I’ve just sort of been dealing with a lot of crap these days. The usual MS stuff, this weird foggy/dazed feeling head that I’ve had forever, as well as a really messed up back which has left me in a bunch of pain most of the time. I’ve been trying my best to do as much as I can still, and today I felt like I would be somewhat productive and get myself to the pharmacy to pick up a prescription, get some lunch, things like that. I was thinking I was doing pretty well in spite of already feeling sore, just walking along on the side walk, taking in the (sometimes strange) sites of downtown Toronto, when a guy on his bike slammed into me out of no where. Well he was coming from somewhere, but I definitely didn’t notice until I heard him starting to yell, moments before he hit me.
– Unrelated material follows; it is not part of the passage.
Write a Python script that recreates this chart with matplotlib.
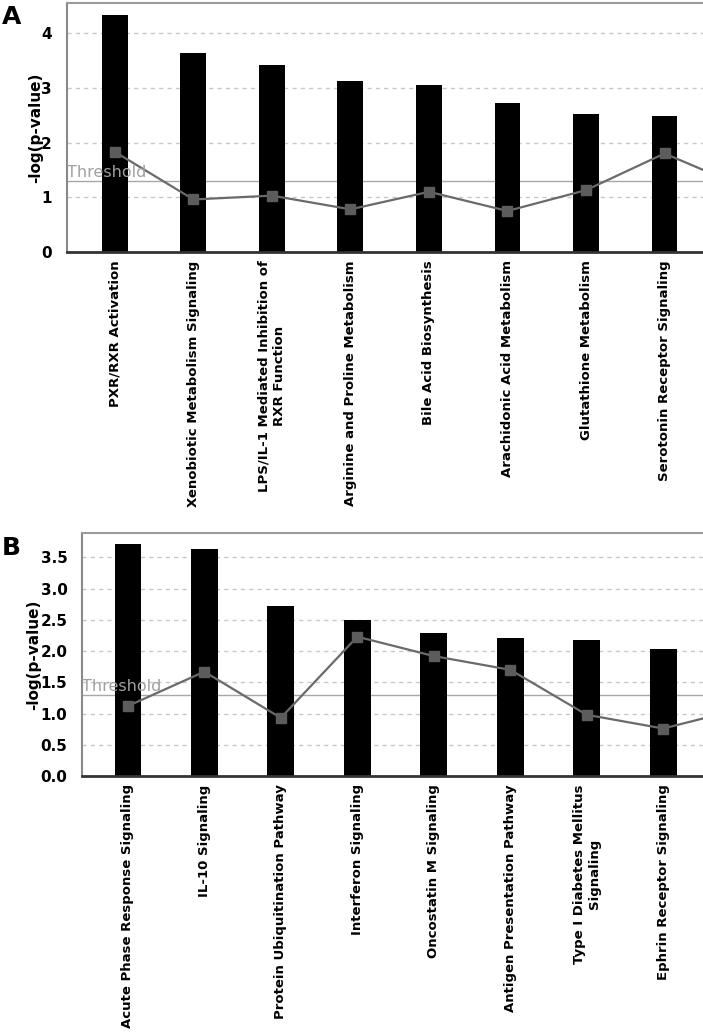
import matplotlib
matplotlib.use("Agg")
import matplotlib.pyplot as plt
import numpy as np

# ---------------- data ----------------
cats_a = ["PXR/RXR Activation", "Xenobiotic Metabolism Signaling",
          "LPS/IL-1 Mediated Inhibition of\nRXR Function",
          "Arginine and Proline Metabolism", "Bile Acid Biosynthesis",
          "Arachidonic Acid Metabolism", "Glutathione Metabolism",
          "Serotonin Receptor Signaling"]
logp_a = [4.33, 3.64, 3.41, 3.12, 3.06, 2.72, 2.53, 2.48]
# ratio series (last value belongs to a partly visible next pathway)
ratio_a = [1.83, 0.96, 1.03, 0.78, 1.10, 0.75, 1.13, 1.80, 1.19]

cats_b = ["Acute Phase Response Signaling", "IL-10 Signaling",
          "Protein Ubiquitination Pathway", "Interferon Signaling",
          "Oncostatin M Signaling", "Antigen Presentation Pathway",
          "Type I Diabetes Mellitus\nSignaling", "Ephrin Receptor Signaling"]
logp_b = [3.71, 3.64, 2.72, 2.49, 2.29, 2.21, 2.17, 2.04]
ratio_b = [1.12, 1.67, 0.93, 2.23, 1.92, 1.70, 0.98, 0.76, 1.07]

threshold = 1.3
yticks_a = [0, 1, 2, 3, 4]
yticks_b = [0.0, 0.5, 1.0, 1.5, 2.0, 2.5, 3.0, 3.5]

# ---------------- figure ----------------
W, H = 703, 1032
fig = plt.figure(figsize=(W / 100, H / 100), dpi=100)
plt.rcParams['font.family'] = ['DejaVu Sans']


def px_axes(left, top, right, bottom):
    return fig.add_axes([left / W, 1 - bottom / H, (right - left) / W, (bottom - top) / H])


def draw_panel(ax, cats, vals, ratio, yticks, ylim, xlim, width, fmt, letter, letter_xy,
               ypad, label_x):
    x = np.arange(len(cats))
    ax.set_xlim(*xlim)
    ax.set_ylim(*ylim)
    for t in yticks[1:]:
        ax.axhline(t, color='#c8c8c8', lw=1, ls=(0, (3, 3)), zorder=0)
    ax.axhline(threshold, color='#a8a8a8', lw=1, zorder=1)
    ax.bar(x, vals, width=width, color='black', zorder=2)
    xr = np.arange(len(ratio))
    ax.plot(xr, ratio, color='#6a6a6a', lw=1.6, zorder=3)
    ax.plot(xr, ratio, ls='none', marker='s', ms=6.5, mfc='#5c5c5c', mec='#5c5c5c', zorder=4)
    ax.text(xlim[0] + 0.005, threshold + 0.01, "Threshold", color='#a0a0a0', fontsize=11.5,
            ha='left', va='bottom', zorder=5)
    ax.set_xticks(x)
    ax.set_xticklabels(cats, rotation=90, fontsize=9.5, fontweight='bold',
                       ha='center', va='top', multialignment='center')
    ax.set_yticks(yticks)
    ax.set_yticklabels([fmt.format(t) for t in yticks], fontsize=11, fontweight='bold')
    ax.tick_params(axis='both', length=0)
    ax.tick_params(axis='y', pad=ypad)
    ax.tick_params(axis='x', pad=6)
    ax.set_ylabel("-log(p-value)", fontsize=11, fontweight='bold')
    ax.yaxis.set_label_coords(label_x, 0.5)
    ax.spines['right'].set_visible(False)
    ax.spines['left'].set_color('#8a8a8a')
    ax.spines['left'].set_linewidth(1.5)
    ax.spines['top'].set_color('#9a9a9a')
    ax.spines['top'].set_linewidth(1.5)
    ax.spines['bottom'].set_color('#333333')
    ax.spines['bottom'].set_linewidth(2)
    fig.text(letter_xy[0] / W, 1 - letter_xy[1] / H, letter, fontsize=18,
             fontweight='bold', ha='left', va='top')


ax_a = px_axes(67, 3, 703, 252)
draw_panel(ax_a, cats_a, logp_a, ratio_a, yticks_a, (0, 4.55), (-0.61, 7.49), 0.33,
           "{:.0f}", "A", (2, 5), 11, (43 - 67) / 636)

ax_b = px_axes(82, 533, 703, 776)
draw_panel(ax_b, cats_b, logp_b, ratio_b, yticks_b, (0, 3.89), (-0.60, 7.52), 0.35,
           "{:.1f}", "B", (2, 536), 10.5, (41 - 82) / 621)

fig.savefig("out.png", dpi=100)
He smashed into me, ran over my foot and knocked me to the ground. I immediately started to cry as it was already painful, falling on my butt/tailbone that has already been bothering me for weeks now. So there I was, on the ground, and the first thing I thought about was how I wished I had my foldable cane out (it was in my bag) to hit him back with! A couple of girls who were near by came to my side and started asking if I needed an ambulance, which I did not, and a man helped me to my feet, which I was struggling to do on my own. It all happened really fast, and I was in shock. I went to sit on a near by stoop and the guy who hit me apologized and continued on, into the near by building after I said through tears that I was okay, and told him off for being on the sidewalk (which is not allowed in Toronto!). I didn’t know what else to do. The guy who helped me up said I should have called the police, and had him arrested, or try to sue him or something, but to be honest, he looked like life had not been kind to him, missing teeth, dirty clothes, heading into the financial aid office, and I just didn’t see a point. Nothing was broken, I was just shaken up and really sore, everywhere, from the whole ordeal, and wanted to go home. Once I got home, the extent of how much pain I was in started to set in, and now I think that I will be doing a lot more laying down on heating pads the next couple of days.
Now I know saying the universe has it out for me sounds a bit dramatic, I know that sometimes shit happens to everyone. It’s just in time like these I just want to yell at the world and say how it’s not fair to keep piling on! It would be nice to be cut a little slack.